To be done - From the first line of the data below through the line holding "ax = fig.add_axes([100", output each line exactly and leave the pictures out.

Begin Material provided

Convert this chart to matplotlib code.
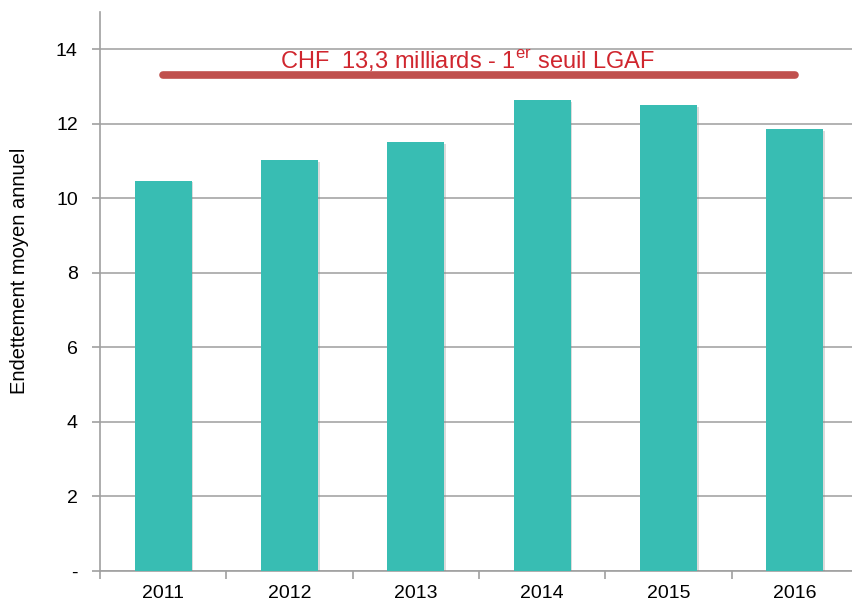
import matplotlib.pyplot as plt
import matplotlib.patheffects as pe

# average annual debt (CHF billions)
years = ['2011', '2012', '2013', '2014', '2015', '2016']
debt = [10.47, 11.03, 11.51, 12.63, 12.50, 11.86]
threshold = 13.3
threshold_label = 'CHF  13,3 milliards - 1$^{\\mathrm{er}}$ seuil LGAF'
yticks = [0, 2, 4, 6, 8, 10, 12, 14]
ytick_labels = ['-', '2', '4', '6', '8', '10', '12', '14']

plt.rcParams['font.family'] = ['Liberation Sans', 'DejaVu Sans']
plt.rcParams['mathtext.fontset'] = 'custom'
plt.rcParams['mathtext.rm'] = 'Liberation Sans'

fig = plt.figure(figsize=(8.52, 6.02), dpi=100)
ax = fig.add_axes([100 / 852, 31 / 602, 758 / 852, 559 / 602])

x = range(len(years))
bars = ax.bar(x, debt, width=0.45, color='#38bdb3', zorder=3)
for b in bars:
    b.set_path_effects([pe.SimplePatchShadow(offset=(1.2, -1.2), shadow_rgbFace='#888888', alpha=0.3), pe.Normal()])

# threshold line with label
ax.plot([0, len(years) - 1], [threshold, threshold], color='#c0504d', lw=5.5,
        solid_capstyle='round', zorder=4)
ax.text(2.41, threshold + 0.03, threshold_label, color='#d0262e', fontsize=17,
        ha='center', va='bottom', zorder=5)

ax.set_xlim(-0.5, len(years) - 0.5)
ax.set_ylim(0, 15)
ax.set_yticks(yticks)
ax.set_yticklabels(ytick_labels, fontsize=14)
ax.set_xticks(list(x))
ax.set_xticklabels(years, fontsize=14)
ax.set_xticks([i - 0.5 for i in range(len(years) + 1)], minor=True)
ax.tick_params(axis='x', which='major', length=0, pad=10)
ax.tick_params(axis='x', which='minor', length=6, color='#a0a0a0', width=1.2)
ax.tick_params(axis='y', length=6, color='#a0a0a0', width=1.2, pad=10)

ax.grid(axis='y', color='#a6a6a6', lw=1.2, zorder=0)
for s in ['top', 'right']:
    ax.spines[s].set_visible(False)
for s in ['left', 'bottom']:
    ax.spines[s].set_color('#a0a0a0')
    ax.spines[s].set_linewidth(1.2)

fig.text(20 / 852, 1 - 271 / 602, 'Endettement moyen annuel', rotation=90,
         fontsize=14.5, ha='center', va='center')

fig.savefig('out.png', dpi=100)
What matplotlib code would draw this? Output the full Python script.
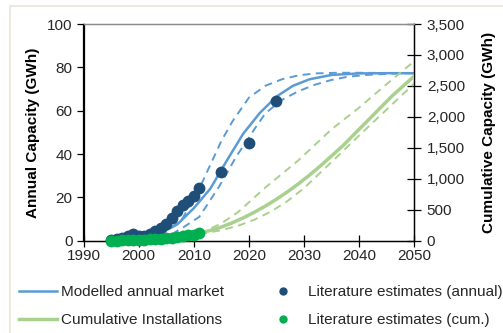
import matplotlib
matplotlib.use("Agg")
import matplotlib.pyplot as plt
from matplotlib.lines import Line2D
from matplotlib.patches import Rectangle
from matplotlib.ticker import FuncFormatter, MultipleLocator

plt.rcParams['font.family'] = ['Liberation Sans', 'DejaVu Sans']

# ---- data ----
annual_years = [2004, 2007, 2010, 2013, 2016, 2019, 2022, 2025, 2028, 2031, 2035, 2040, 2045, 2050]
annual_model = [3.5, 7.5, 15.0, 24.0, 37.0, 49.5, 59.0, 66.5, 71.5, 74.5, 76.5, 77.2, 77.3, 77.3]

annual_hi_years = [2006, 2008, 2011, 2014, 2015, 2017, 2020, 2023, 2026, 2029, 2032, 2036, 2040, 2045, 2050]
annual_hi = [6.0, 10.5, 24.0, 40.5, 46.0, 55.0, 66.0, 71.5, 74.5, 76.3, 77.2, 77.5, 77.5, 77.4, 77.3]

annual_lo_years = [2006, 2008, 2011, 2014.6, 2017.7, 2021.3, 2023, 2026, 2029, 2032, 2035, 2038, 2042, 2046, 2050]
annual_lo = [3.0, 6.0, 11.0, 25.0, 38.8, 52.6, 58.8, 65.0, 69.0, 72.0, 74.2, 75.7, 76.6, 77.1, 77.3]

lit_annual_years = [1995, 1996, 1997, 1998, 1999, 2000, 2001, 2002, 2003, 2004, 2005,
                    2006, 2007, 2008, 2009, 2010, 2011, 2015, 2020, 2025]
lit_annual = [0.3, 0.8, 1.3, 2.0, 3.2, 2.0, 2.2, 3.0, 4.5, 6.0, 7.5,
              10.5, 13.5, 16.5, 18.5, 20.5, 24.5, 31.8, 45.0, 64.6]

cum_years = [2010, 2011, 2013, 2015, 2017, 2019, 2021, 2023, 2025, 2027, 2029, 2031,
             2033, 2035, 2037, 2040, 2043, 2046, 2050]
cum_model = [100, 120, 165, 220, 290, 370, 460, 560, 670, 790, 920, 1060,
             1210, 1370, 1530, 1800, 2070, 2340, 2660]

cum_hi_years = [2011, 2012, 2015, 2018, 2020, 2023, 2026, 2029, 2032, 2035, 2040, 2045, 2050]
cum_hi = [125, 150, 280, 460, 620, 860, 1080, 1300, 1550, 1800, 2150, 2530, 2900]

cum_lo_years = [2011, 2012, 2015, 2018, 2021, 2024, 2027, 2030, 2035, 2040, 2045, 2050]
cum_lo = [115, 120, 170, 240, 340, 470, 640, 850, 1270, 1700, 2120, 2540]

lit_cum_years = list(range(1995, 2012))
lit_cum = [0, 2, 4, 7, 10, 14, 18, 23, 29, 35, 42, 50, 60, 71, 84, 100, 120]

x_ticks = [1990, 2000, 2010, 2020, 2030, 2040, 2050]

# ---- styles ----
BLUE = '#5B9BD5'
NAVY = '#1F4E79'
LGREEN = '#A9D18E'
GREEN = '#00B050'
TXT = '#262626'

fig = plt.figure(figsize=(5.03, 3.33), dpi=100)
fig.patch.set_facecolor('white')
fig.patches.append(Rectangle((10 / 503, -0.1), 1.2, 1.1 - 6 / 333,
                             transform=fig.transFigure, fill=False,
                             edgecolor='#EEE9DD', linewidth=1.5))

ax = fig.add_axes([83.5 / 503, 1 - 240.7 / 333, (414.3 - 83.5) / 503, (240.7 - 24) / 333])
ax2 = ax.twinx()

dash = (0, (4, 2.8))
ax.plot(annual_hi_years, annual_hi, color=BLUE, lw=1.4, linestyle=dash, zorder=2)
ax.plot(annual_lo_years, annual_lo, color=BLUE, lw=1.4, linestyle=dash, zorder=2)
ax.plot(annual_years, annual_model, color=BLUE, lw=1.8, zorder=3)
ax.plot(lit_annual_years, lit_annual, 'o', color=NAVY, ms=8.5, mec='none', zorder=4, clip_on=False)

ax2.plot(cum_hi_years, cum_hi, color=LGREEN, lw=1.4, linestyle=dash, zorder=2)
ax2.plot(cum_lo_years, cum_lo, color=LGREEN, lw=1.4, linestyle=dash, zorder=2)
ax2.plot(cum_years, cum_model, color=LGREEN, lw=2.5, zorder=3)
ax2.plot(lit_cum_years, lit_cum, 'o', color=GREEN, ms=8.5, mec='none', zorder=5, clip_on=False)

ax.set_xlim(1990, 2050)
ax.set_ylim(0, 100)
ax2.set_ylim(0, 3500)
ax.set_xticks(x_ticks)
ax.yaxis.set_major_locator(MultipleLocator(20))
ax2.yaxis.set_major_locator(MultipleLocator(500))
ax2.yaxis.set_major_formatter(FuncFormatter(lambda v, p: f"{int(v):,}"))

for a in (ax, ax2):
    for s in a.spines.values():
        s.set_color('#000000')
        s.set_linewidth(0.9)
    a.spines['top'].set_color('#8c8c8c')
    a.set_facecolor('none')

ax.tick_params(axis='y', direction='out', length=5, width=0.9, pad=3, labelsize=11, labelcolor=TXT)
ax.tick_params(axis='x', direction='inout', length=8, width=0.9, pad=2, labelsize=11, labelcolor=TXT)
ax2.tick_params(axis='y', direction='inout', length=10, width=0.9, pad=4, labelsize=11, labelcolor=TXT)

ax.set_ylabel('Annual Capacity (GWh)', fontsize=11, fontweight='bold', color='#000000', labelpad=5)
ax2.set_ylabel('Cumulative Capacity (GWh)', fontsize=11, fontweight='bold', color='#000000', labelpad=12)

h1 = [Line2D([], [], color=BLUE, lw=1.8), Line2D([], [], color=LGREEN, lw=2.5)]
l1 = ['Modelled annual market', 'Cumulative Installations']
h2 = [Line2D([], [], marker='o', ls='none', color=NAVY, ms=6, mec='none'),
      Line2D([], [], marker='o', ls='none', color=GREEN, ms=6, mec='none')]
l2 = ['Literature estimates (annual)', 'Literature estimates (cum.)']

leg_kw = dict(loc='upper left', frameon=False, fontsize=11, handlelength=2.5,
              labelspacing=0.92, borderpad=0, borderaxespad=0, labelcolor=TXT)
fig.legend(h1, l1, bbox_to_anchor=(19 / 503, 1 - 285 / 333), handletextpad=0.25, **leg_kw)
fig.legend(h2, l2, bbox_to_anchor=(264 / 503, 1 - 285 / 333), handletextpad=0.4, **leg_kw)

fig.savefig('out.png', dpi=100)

End Material provided

Output -
Convert this chart to matplotlib code.
import matplotlib.pyplot as plt
import matplotlib.patheffects as pe

# average annual debt (CHF billions)
years = ['2011', '2012', '2013', '2014', '2015', '2016']
debt = [10.47, 11.03, 11.51, 12.63, 12.50, 11.86]
threshold = 13.3
threshold_label = 'CHF  13,3 milliards - 1$^{\\mathrm{er}}$ seuil LGAF'
yticks = [0, 2, 4, 6, 8, 10, 12, 14]
ytick_labels = ['-', '2', '4', '6', '8', '10', '12', '14']

plt.rcParams['font.family'] = ['Liberation Sans', 'DejaVu Sans']
plt.rcParams['mathtext.fontset'] = 'custom'
plt.rcParams['mathtext.rm'] = 'Liberation Sans'

fig = plt.figure(figsize=(8.52, 6.02), dpi=100)
ax = fig.add_axes([100 / 852, 31 / 602, 758 / 852, 559 / 602])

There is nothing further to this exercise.